The Grinch nearly stole Christmas in the oil patch this year.

Thanks to the lowest crude and natural gas prices in more than a decade, Norwegian oil and natural gas producer Statoil ASA cut its holiday party budget by about 40 percent from 2014. KBR Inc. and Marathon Oil opted for smaller affairs with less swank. One Houston hotel said its seasonal party business is down 25 percent from 2014. Pricey wine and champagne are off the menu.

The industry has shed more than 250,000 jobs and idled more than 1,000 rigs as crude prices fell by more than half since last year. Oil services, drilling and supply companies are bearing the brunt of the downturn and account for more than three quarters of the layoffs, according to industry consultant Graves & Co.

"You can't have a $2 million Christmas party while at the same time laying off half your workforce," said Jordan Lewis, an operations manager and producer at Sullivan Group, a Houston event planning company.

Independent power generators have also been stung by cheap electricity amid declining gas prices. The heating and power plant fuel slid recently to the lowest level since 1999, and is heading for the biggest annual drop since 2006 as the lack of demand leaves stockpiles at a seasonal record.

The commodity rout and the layoffs that followed have dampened holiday festivities.

Several hundred Statoil employees were invited earlier this month to Minute Maid Park, where Major League Baseball's Houston Astros play, for a party that featured scaled back entertainment and décor, spokesman Peter Symons said. At the Houston-based oil and gas construction firm KBR, management canceled this year's companywide party. Instead, individual departments were encouraged to hold their own gatherings from potlucks to group socials, spokeswoman Brenna Hapes said.

Team Building

"We are certainly being cost-conscious," Hapes said by telephone. "There's also the added benefit of some team strengthening as well.
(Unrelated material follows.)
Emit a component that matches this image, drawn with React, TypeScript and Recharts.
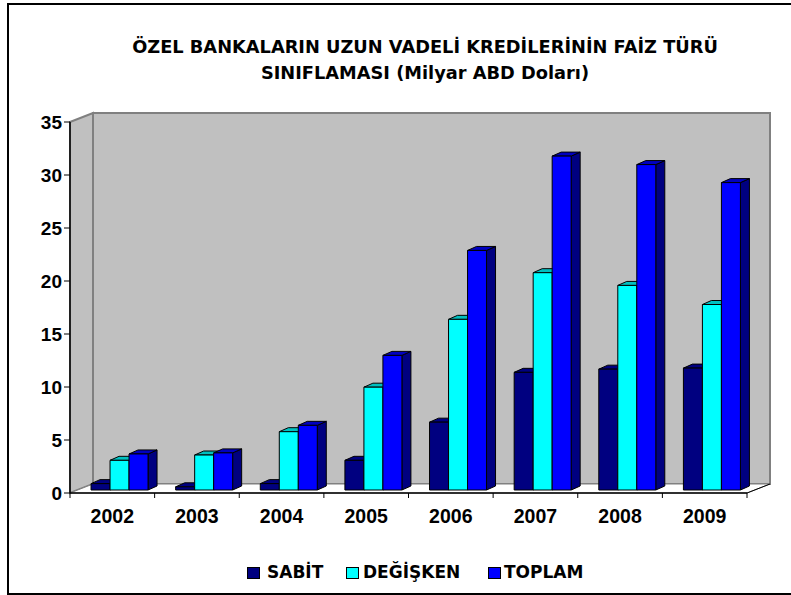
import { BarChart, Bar, XAxis, YAxis, ReferenceArea } from "recharts";

const years = ["2002", "2003", "2004", "2005", "2006", "2007", "2008", "2009"];
const sabit = [0.6, 0.3, 0.6, 2.8, 6.4, 11.1, 11.4, 11.5];
const degisken = [2.8, 3.3, 5.5, 9.7, 16.1, 20.5, 19.3, 17.5];
const toplam = [3.4, 3.5, 6.1, 12.7, 22.6, 31.5, 30.7, 29.0];
const yTicks = [0, 5, 10, 15, 20, 25, 30, 35];

const seriesNames = ["SABİT", "DEĞİŞKEN", "TOPLAM"];
const titleLines = [
  "ÖZEL BANKALARIN UZUN VADELİ KREDİLERİNİN FAİZ TÜRÜ",
  "SINIFLAMASI (Milyar ABD Doları)",
];

const data = years.map((year, i) => ({
  year,
  sabit: sabit[i],
  degisken: degisken[i],
  toplam: toplam[i],
}));

const colors = [
  { front: "#000080", top: "#000080", side: "#000066" },
  { front: "#00FFFF", top: "#00C0C0", side: "#009999" },
  { front: "#0000FF", top: "#0000C0", side: "#000080" },
];

// walls depth and bar depth
const WALL_DX = 23;
const WALL_DY = -9;
const BAR_SHIFT_X = 7.5;
const BAR_SHIFT_Y = -3;
const BAR_DX = 9;
const BAR_DY = -4;

const FONT = "'DejaVu Sans', sans-serif";
const TICK_FONT = "'Liberation Sans', Arial, sans-serif";

// legend item x positions (square, text)
const legendX = [
  [247, 267],
  [346, 363],
  [488, 504],
];

function box3d(c: { front: string; top: string; side: string }) {
  return (props: any) => {
    const { x, y, width, height } = props;
    if (height == null || width == null) return null;
    const fx = x + BAR_SHIFT_X;
    const fy = y + BAR_SHIFT_Y;
    const w = width;
    const h = Math.max(height, 0);
    return (
      <g stroke="#000" strokeWidth={1} strokeLinejoin="round">
        <polygon
          points={`${fx + w},${fy} ${fx + w + BAR_DX},${fy + BAR_DY} ${fx + w + BAR_DX},${fy + h + BAR_DY} ${fx + w},${fy + h}`}
          fill={c.side}
        />
        <polygon
          points={`${fx},${fy} ${fx + w},${fy} ${fx + w + BAR_DX},${fy + BAR_DY} ${fx + BAR_DX},${fy + BAR_DY}`}
          fill={c.top}
        />
        <rect x={fx} y={fy} width={w} height={h} fill={c.front} />
      </g>
    );
  };
}

function Walls(props: any) {
  const { x, y, width, height } = props;
  const bottom = y + height;
  const right = x + width;
  return (
    <g>
      <rect
        x={x + WALL_DX}
        y={y + WALL_DY}
        width={width}
        height={height}
        fill="#C0C0C0"
        stroke="#808080"
        strokeWidth={2}
      />
      <polygon
        points={`${x},${y} ${x + WALL_DX},${y + WALL_DY} ${x + WALL_DX},${bottom + WALL_DY} ${x},${bottom}`}
        fill="#C0C0C0"
        stroke="#808080"
        strokeWidth={2}
      />
      <polygon
        points={`${x},${bottom} ${x + WALL_DX},${bottom + WALL_DY} ${right + WALL_DX},${bottom + WALL_DY} ${right},${bottom}`}
        fill="#FFFFFF"
        stroke="#808080"
        strokeWidth={1}
      />
      <line
        x1={right}
        y1={bottom}
        x2={right + WALL_DX}
        y2={bottom + WALL_DY}
        stroke="#000"
        strokeWidth={1}
      />
    </g>
  );
}

const BAND = 677 / years.length;

function YearTick(props: any) {
  const { x, y, payload, index } = props;
  return (
    <g>
      {index === 0 && (
        <line x1={x - BAND / 2} y1={y} x2={x - BAND / 2} y2={y + 5} stroke="#000" />
      )}
      <line x1={x + BAND / 2} y1={y} x2={x + BAND / 2} y2={y + 5} stroke="#000" />
      <text
        x={x}
        y={y + 30}
        textAnchor="middle"
        fontFamily={TICK_FONT}
        fontWeight="bold"
        fontSize={19.5}
        fill="#000"
      >
        {payload.value}
      </text>
    </g>
  );
}

export default function App() {
  const keys = ["sabit", "degisken", "toplam"];
  return (
    <div
      style={{
        position: "fixed",
        left: 0,
        top: 0,
        width: 791,
        height: 595,
        overflow: "hidden",
        background: "#fff",
      }}
    >
      <div
        style={{
          position: "absolute",
          left: 7,
          top: 3,
          width: 800,
          height: 592,
          border: "2px solid #000",
          boxSizing: "border-box",
        }}
      />
      <div
        style={{
          position: "absolute",
          left: 0,
          top: 34,
          width: 850,
          textAlign: "center",
          fontFamily: FONT,
          fontWeight: "bold",
          fontSize: 17.8,
          lineHeight: "26px",
          color: "#000",
        }}
      >
        {titleLines.map((t) => (
          <div key={t}>{t}</div>
        ))}
      </div>
      <div style={{ position: "absolute", left: 0, top: 0 }}>
        <BarChart
          width={791}
          height={595}
          data={data}
          margin={{ top: 122, right: 44, left: 10, bottom: 72 }}
          barCategoryGap="16%"
          barGap={0}
        >
          <ReferenceArea y1={0} y2={35} shape={Walls} ifOverflow="visible" />
          <XAxis
            dataKey="year"
            height={30}
            axisLine={{ stroke: "#000", strokeWidth: 1.5 }}
            tickLine={false}
            tickSize={0}
            tickMargin={0}
            interval={0}
            tick={<YearTick />}
          />
          <YAxis
            width={60}
            domain={[0, 35]}
            ticks={yTicks}
            interval={0}
            axisLine={{ stroke: "#000", strokeWidth: 1.5 }}
            tickLine={{ stroke: "#000" }}
            tickSize={6}
            tick={{
              fill: "#000",
              fontSize: 19,
              fontWeight: "bold",
              fontFamily: TICK_FONT,
            }}
          />
          {keys.map((k, i) => (
            <Bar
              key={k}
              dataKey={k}
              name={seriesNames[i]}
              shape={box3d(colors[i])}
              isAnimationActive={false}
            />
          ))}
        </BarChart>
      </div>
      {seriesNames.map((n, i) => (
        <div key={n}>
          <span
            style={{
              position: "absolute",
              left: legendX[i][0],
              top: 567,
              width: 11,
              height: 10,
              background: colors[i].front,
              border: "1px solid #000",
            }}
          />
          <span
            style={{
              position: "absolute",
              left: legendX[i][1],
              top: 561,
              fontFamily: FONT,
              fontWeight: "bold",
              fontSize: 17,
              lineHeight: "22px",
              color: "#000",
            }}
          >
            {n}
          </span>
        </div>
      ))}
    </div>
  );
}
Employees are spending time together with their colleagues in small gatherings, and that's a good thing for our team."

Houston-based Marathon didn't host a big party for reasons that were "along those same lines" as other firms, spokeswoman Lee Warren said, without elaborating. Spokesmen for other oil and gas majors, including Chevron Corp., BP PLC and Anadarko Petroleum Corp., declined to comment.

The cutbacks on entertainment have hit restaurants, hotels and other venues that rely on a boost in corporate spending during the holidays.

Ellen Jannik, event coordinator for Vic & Anthony's, said the popular Houston steakhouse has been soliciting other corporate clients after oil and gas companies began downsizing holiday parties.

Chicken-Fried Steak

Most are "cutting back on the guest list, with some lower attendance groups," Jannik said. "We started reaching out to other industries, really anything outside of oil and gas, anything we can think of."

At the boutique Houston hotel La Colombe d'Or, home to the upscale Cinq restaurant where chicken-fried filet mignon goes for $49, business from holiday parties is down about 25 percent this month compared to last December, owner Steve Zimmerman said in a telephone interview. Parties that can include as many as 600 people are being cut by half, or canceled altogether. Oil and gas companies still hosting affairs are ditching the expensive wines and champagne they used to order when profits were fatter, he said.

"Even the companies that are still doing well don't want to show it, and the oil services companies, which we used to host a lot, they just stopped everything," Zimmerman said.